MCL206: Creating Next Generation Speech-enabled Applications with Amazon Polly (Video)
Amazon Polly is a service that turns text into lifelike speech, making it easy to develop applications that use high-quality speech to increase engagement and accessibility. Get a glimpse into successful applications that use Amazon Polly text-to-speech service to enable apps to converse with its users. Attendees will benefit from understanding real-world business use cases, and learn how to add feature-rich voice capabilities to their new or existing applications.
MCL307: Amazon Polly Tips and Tricks: How to Bring Your Text-to-Speech Voices to Life (Video)
Although there are many ways to optimize the speech generated by Amazon Polly’s text-to-speech voices, you might find it challenging to apply the most effective enhancements in each situation. Learn how you can control pronunciation, intonation, timing, and emotion for text-to-speech voices. In this session, you get a comprehensive overview of the available tools and methods available for modifying Amazon Polly speech output, including SSML tags, lexicons, and punctuation. You also get recommendations for streamlining application of these techniques. Come away with insider tips on the best speech optimization techniques to provide a more natural voice experience.
MCL331:Building a Virtual Assistant with Amazon Polly and Amazon Lex
The advancement of technology has enabled people with disabilities communicate more meaningfully and participate more fully in their daily lives. We will discuss the many challenges for those with special needs, and how AWS voice technologies can provide hope and promise. In this workshop, participants will also learn how to build Pollexy (“Polly” + “Lex”), a Raspberry Pi and mobile-based special needs verbal assistant that lets caretakers schedule audio task prompts and messages both on a recurring schedule and/or on-demand.
MCL326: Convert Any Digital Text Into Natural Sounding Speech
Text-to-speech can turn any digital text into a multimedia experience, so people can listen to ebooks, blogs, or even a PDF document, on-the-go or while multitasking.

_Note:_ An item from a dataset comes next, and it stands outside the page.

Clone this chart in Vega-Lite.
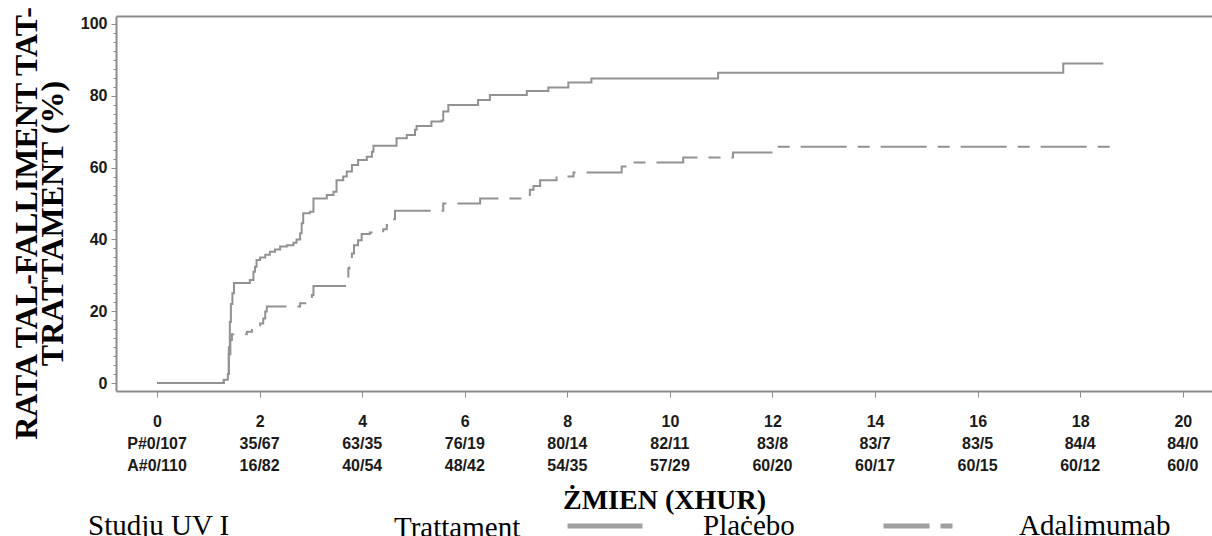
{
  "$schema": "https://vega.github.io/schema/vega-lite/v6.json",
  "width": 1096,
  "height": 375,
  "autosize": {"type": "none"},
  "padding": {"left": 116, "top": 16, "right": 0, "bottom": 145},
  "background": "white",
  "config": {"view": {"stroke": null}, "font": "Liberation Sans"},
  "title": {
    "text": "Studju UV I",
    "orient": "bottom",
    "anchor": "start",
    "frame": "group",
    "font": "Liberation Serif",
    "fontSize": 29,
    "fontWeight": "normal",
    "color": "#000000",
    "baseline": "alphabetic",
    "dx": -28,
    "dy": -7,
    "offset": -1
  },
  "datasets": {
    "curves": [
      {"t": 0, "v": 0, "grp": "Plaċebo"},
      {"t": 1.30, "v": 0.9, "grp": "Plaċebo"},
      {"t": 1.38, "v": 2.5, "grp": "Plaċebo"},
      {"t": 1.40, "v": 10, "grp": "Plaċebo"},
      {"t": 1.42, "v": 17, "grp": "Plaċebo"},
      {"t": 1.44, "v": 22, "grp": "Plaċebo"},
      {"t": 1.47, "v": 25, "grp": "Plaċebo"},
      {"t": 1.50, "v": 27.9, "grp": "Plaċebo"},
      {"t": 1.81, "v": 28.7, "grp": "Plaċebo"},
      {"t": 1.88, "v": 31.0, "grp": "Plaċebo"},
      {"t": 1.91, "v": 32.4, "grp": "Plaċebo"},
      {"t": 1.94, "v": 34.3, "grp": "Plaċebo"},
      {"t": 2.01, "v": 35.0, "grp": "Plaċebo"},
      {"t": 2.11, "v": 35.7, "grp": "Plaċebo"},
      {"t": 2.20, "v": 36.6, "grp": "Plaċebo"},
      {"t": 2.30, "v": 37.2, "grp": "Plaċebo"},
      {"t": 2.40, "v": 38.0, "grp": "Plaċebo"},
      {"t": 2.53, "v": 38.4, "grp": "Plaċebo"},
      {"t": 2.66, "v": 39.1, "grp": "Plaċebo"},
      {"t": 2.72, "v": 40.0, "grp": "Plaċebo"},
      {"t": 2.79, "v": 41.7, "grp": "Plaċebo"},
      {"t": 2.82, "v": 44.5, "grp": "Plaċebo"},
      {"t": 2.85, "v": 47.3, "grp": "Plaċebo"},
      {"t": 2.98, "v": 47.7, "grp": "Plaċebo"},
      {"t": 3.05, "v": 51.4, "grp": "Plaċebo"},
      {"t": 3.31, "v": 52.4, "grp": "Plaċebo"},
      {"t": 3.44, "v": 53.3, "grp": "Plaċebo"},
      {"t": 3.50, "v": 56.5, "grp": "Plaċebo"},
      {"t": 3.63, "v": 57.5, "grp": "Plaċebo"},
      {"t": 3.70, "v": 58.9, "grp": "Plaċebo"},
      {"t": 3.80, "v": 60.7, "grp": "Plaċebo"},
      {"t": 3.92, "v": 62.1, "grp": "Plaċebo"},
      {"t": 4.09, "v": 63.0, "grp": "Plaċebo"},
      {"t": 4.19, "v": 64.4, "grp": "Plaċebo"},
      {"t": 4.22, "v": 66.1, "grp": "Plaċebo"},
      {"t": 4.67, "v": 68.2, "grp": "Plaċebo"},
      {"t": 4.87, "v": 69.1, "grp": "Plaċebo"},
      {"t": 5.03, "v": 70.5, "grp": "Plaċebo"},
      {"t": 5.06, "v": 71.6, "grp": "Plaċebo"},
      {"t": 5.35, "v": 72.8, "grp": "Plaċebo"},
      {"t": 5.55, "v": 73.1, "grp": "Plaċebo"},
      {"t": 5.58, "v": 75.6, "grp": "Plaċebo"},
      {"t": 5.68, "v": 77.4, "grp": "Plaċebo"},
      {"t": 6.26, "v": 78.8, "grp": "Plaċebo"},
      {"t": 6.49, "v": 80.2, "grp": "Plaċebo"},
      {"t": 7.21, "v": 81.3, "grp": "Plaċebo"},
      {"t": 7.63, "v": 82.3, "grp": "Plaċebo"},
      {"t": 8.02, "v": 83.7, "grp": "Plaċebo"},
      {"t": 8.47, "v": 84.8, "grp": "Plaċebo"},
      {"t": 10.94, "v": 86.4, "grp": "Plaċebo"},
      {"t": 17.67, "v": 89.0, "grp": "Plaċebo"},
      {"t": 18.45, "v": 89.0, "grp": "Plaċebo"},
      {"t": 0, "v": 0, "grp": "Adalimumab"},
      {"t": 1.30, "v": 0.9, "grp": "Adalimumab"},
      {"t": 1.38, "v": 2.5, "grp": "Adalimumab"},
      {"t": 1.40, "v": 8.0, "grp": "Adalimumab"},
      {"t": 1.43, "v": 12.0, "grp": "Adalimumab"},
      {"t": 1.46, "v": 13.6, "grp": "Adalimumab"},
      {"t": 1.75, "v": 14.3, "grp": "Adalimumab"},
      {"t": 1.85, "v": 15.2, "grp": "Adalimumab"},
      {"t": 1.94, "v": 15.7, "grp": "Adalimumab"},
      {"t": 2.01, "v": 16.6, "grp": "Adalimumab"},
      {"t": 2.07, "v": 18.0, "grp": "Adalimumab"},
      {"t": 2.11, "v": 19.9, "grp": "Adalimumab"},
      {"t": 2.14, "v": 21.3, "grp": "Adalimumab"},
      {"t": 2.79, "v": 22.2, "grp": "Adalimumab"},
      {"t": 2.92, "v": 23.6, "grp": "Adalimumab"},
      {"t": 3.02, "v": 24.5, "grp": "Adalimumab"},
      {"t": 3.05, "v": 27.0, "grp": "Adalimumab"},
      {"t": 3.70, "v": 28.7, "grp": "Adalimumab"},
      {"t": 3.73, "v": 31.9, "grp": "Adalimumab"},
      {"t": 3.75, "v": 34.7, "grp": "Adalimumab"},
      {"t": 3.80, "v": 36.1, "grp": "Adalimumab"},
      {"t": 3.84, "v": 38.4, "grp": "Adalimumab"},
      {"t": 3.92, "v": 39.8, "grp": "Adalimumab"},
      {"t": 3.99, "v": 41.5, "grp": "Adalimumab"},
      {"t": 4.15, "v": 41.9, "grp": "Adalimumab"},
      {"t": 4.41, "v": 42.8, "grp": "Adalimumab"},
      {"t": 4.48, "v": 44.0, "grp": "Adalimumab"},
      {"t": 4.58, "v": 45.6, "grp": "Adalimumab"},
      {"t": 4.64, "v": 48.0, "grp": "Adalimumab"},
      {"t": 5.58, "v": 50.0, "grp": "Adalimumab"},
      {"t": 6.30, "v": 51.4, "grp": "Adalimumab"},
      {"t": 7.21, "v": 52.4, "grp": "Adalimumab"},
      {"t": 7.27, "v": 53.8, "grp": "Adalimumab"},
      {"t": 7.34, "v": 54.9, "grp": "Adalimumab"},
      {"t": 7.47, "v": 56.5, "grp": "Adalimumab"},
      {"t": 7.79, "v": 57.5, "grp": "Adalimumab"},
      {"t": 8.12, "v": 58.6, "grp": "Adalimumab"},
      {"t": 9.06, "v": 60.3, "grp": "Adalimumab"},
      {"t": 9.25, "v": 61.4, "grp": "Adalimumab"},
      {"t": 10.26, "v": 62.8, "grp": "Adalimumab"},
      {"t": 11.23, "v": 64.2, "grp": "Adalimumab"},
      {"t": 12.01, "v": 65.8, "grp": "Adalimumab"},
      {"t": 18.71, "v": 65.8, "grp": "Adalimumab"}
    ],
    "risk": [
      {"t": 0, "row": "P", "lbl": "P#0/107"},
      {"t": 2, "row": "P", "lbl": "35/67"},
      {"t": 4, "row": "P", "lbl": "63/35"},
      {"t": 6, "row": "P", "lbl": "76/19"},
      {"t": 8, "row": "P", "lbl": "80/14"},
      {"t": 10, "row": "P", "lbl": "82/11"},
      {"t": 12, "row": "P", "lbl": "83/8"},
      {"t": 14, "row": "P", "lbl": "83/7"},
      {"t": 16, "row": "P", "lbl": "83/5"},
      {"t": 18, "row": "P", "lbl": "84/4"},
      {"t": 20, "row": "P", "lbl": "84/0"},
      {"t": 0, "row": "A", "lbl": "A#0/110"},
      {"t": 2, "row": "A", "lbl": "16/82"},
      {"t": 4, "row": "A", "lbl": "40/54"},
      {"t": 6, "row": "A", "lbl": "48/42"},
      {"t": 8, "row": "A", "lbl": "54/35"},
      {"t": 10, "row": "A", "lbl": "57/29"},
      {"t": 12, "row": "A", "lbl": "60/20"},
      {"t": 14, "row": "A", "lbl": "60/17"},
      {"t": 16, "row": "A", "lbl": "60/15"},
      {"t": 18, "row": "A", "lbl": "60/12"},
      {"t": 20, "row": "A", "lbl": "60/0"}
    ]
  },
  "layer": [
    {
      "data": {"name": "curves"},
      "mark": {"type": "line", "interpolate": "step-after", "color": "#929292", "strokeWidth": 2, "clip": false},
      "encoding": {
        "x": {
          "field": "t", "type": "quantitative",
          "scale": {"domain": [-0.8, 20.57], "nice": false, "zero": false},
          "axis": {
            "orient": "bottom",
            "values": [0, 2, 4, 6, 8, 10, 12, 14, 16, 18, 20],
            "domainColor": "#8c8c8c", "domainWidth": 2,
            "tickColor": "#8c8c8c", "tickWidth": 1, "tickSize": 6,
            "labelFont": "Liberation Sans", "labelFontSize": 16, "labelFontWeight": "bold",
            "labelColor": "#1a1a1a", "labelBaseline": "middle", "labelPadding": 24,
            "labelFlush": false, "labelOverlap": false,
            "grid": false,
            "title": "ŻMIEN (XHUR)",
            "titleFont": "Liberation Serif", "titleFontSize": 28, "titleFontWeight": "bold",
            "titleColor": "#000000", "titleBaseline": "alphabetic", "titleY": 117, "titleX": 548
          }
        },
        "y": {
          "field": "v", "type": "quantitative",
          "scale": {"domain": [-2.2, 102.2], "nice": false, "zero": false},
          "axis": {
            "values": [0, 2.5, 5, 7.5, 10, 12.5, 15, 17.5, 20, 22.5, 25, 27.5, 30, 32.5, 35, 37.5, 40, 42.5, 45, 47.5, 50, 52.5, 55, 57.5, 60, 62.5, 65, 67.5, 70, 72.5, 75, 77.5, 80, 82.5, 85, 87.5, 90, 92.5, 95, 97.5, 100],
            "labelExpr": "datum.value % 20 === 0 ? datum.label : ''",
            "format": "d",
            "domainColor": "#8c8c8c", "domainWidth": 2,
            "tickColor": "#8c8c8c", "tickWidth": 1,
            "tickSize": {"condition": {"test": "datum.value % 20 === 0", "value": 5}, "value": 3},
            "labelFont": "Liberation Sans", "labelFontSize": 16, "labelFontWeight": "bold",
            "labelColor": "#1a1a1a", "labelPadding": 4, "labelFlush": false, "labelOverlap": false,
            "grid": false,
            "title": ["RATA TAL-FALLIMENT TAT-", "TRATTAMENT (%)"],
            "titleFont": "Liberation Serif", "titleFontSize": 32, "titleFontWeight": "bold",
            "titleColor": "#000000", "titleLineHeight": 26, "titleY": 207, "titlePadding": 11
          }
        },
        "strokeDash": {
          "field": "grp", "type": "nominal",
          "scale": {"domain": ["Plaċebo", "Adalimumab"], "range": [[1, 0], [46, 11, 12, 11]]},
          "legend": {
            "orient": "none", "direction": "horizontal",
            "legendX": 278, "legendY": 470,
            "title": "Trattament", "titleOrient": "left", "titleAnchor": "middle",
            "titleFont": "Liberation Serif", "titleFontSize": 29, "titleFontWeight": "normal",
            "titleColor": "#000000", "titlePadding": 44, "titleBaseline": "top",
            "labelFont": "Liberation Serif", "labelFontSize": 29, "labelColor": "#000000",
            "labelOffset": 58, "columnPadding": 78,
            "symbolType": "stroke", "symbolSize": 5625, "symbolStrokeWidth": 5,
            "symbolStrokeColor": "#a0a0a0"
          }
        }
      }
    },
    {
      "data": {"name": "risk"},
      "mark": {"type": "text", "font": "Liberation Sans", "fontSize": 16, "fontWeight": "bold", "color": "#1a1a1a", "align": "center", "baseline": "middle", "clip": false},
      "encoding": {
        "x": {
          "field": "t", "type": "quantitative",
          "axis": {"orient": "top", "labels": false, "ticks": false, "title": null, "grid": false, "domainColor": "#8c8c8c", "domainWidth": 2}
        },
        "y": {
          "field": "row", "type": "nominal",
          "scale": {"type": "point", "domain": ["P", "A"], "range": [428, 450], "padding": 0},
          "axis": null
        },
        "text": {"field": "lbl"}
      }
    }
  ],
  "resolve": {"scale": {"y": "independent"}, "axis": {"x": "independent", "y": "independent"}}
}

In this talk, we will walk through an architecture and workflow to create audio files of long form text with Amazon Polly and AWS Batch. Using AWS Batch to process a document in chunks asynchronously and in parallel, you can quickly turn long form content into audio files with Amazon Polly. We will also discuss how to build a text sentiment analysis engine with Lambda and DynamoDB to auto inject SSML into the text to enhance the speech output. The proposed architecture uses NLP to generate sentiment analysis around text, and uses that analysis to inject SSML tags into the text.
MCL325: Creating the Voices You Want with Amazon Polly
Many of today’s text-to-speech systems limit your choice to a few—often just one or two—voices per language. If those voices aren’t quite right for your need, the process of adding more voices is usually a costly and time-consuming one. The ability to modify voices make Amazon Polly a fast, versatile, and convenient solution for speech production. Learn how you can change various voice aspects including the speech rate, pitch intonation, and other elements to make it sound like another speaker and/or give it a different style. In this talk, we’ll dive deep into SSML with Amazon Polly to enable you to produce the voice you desire.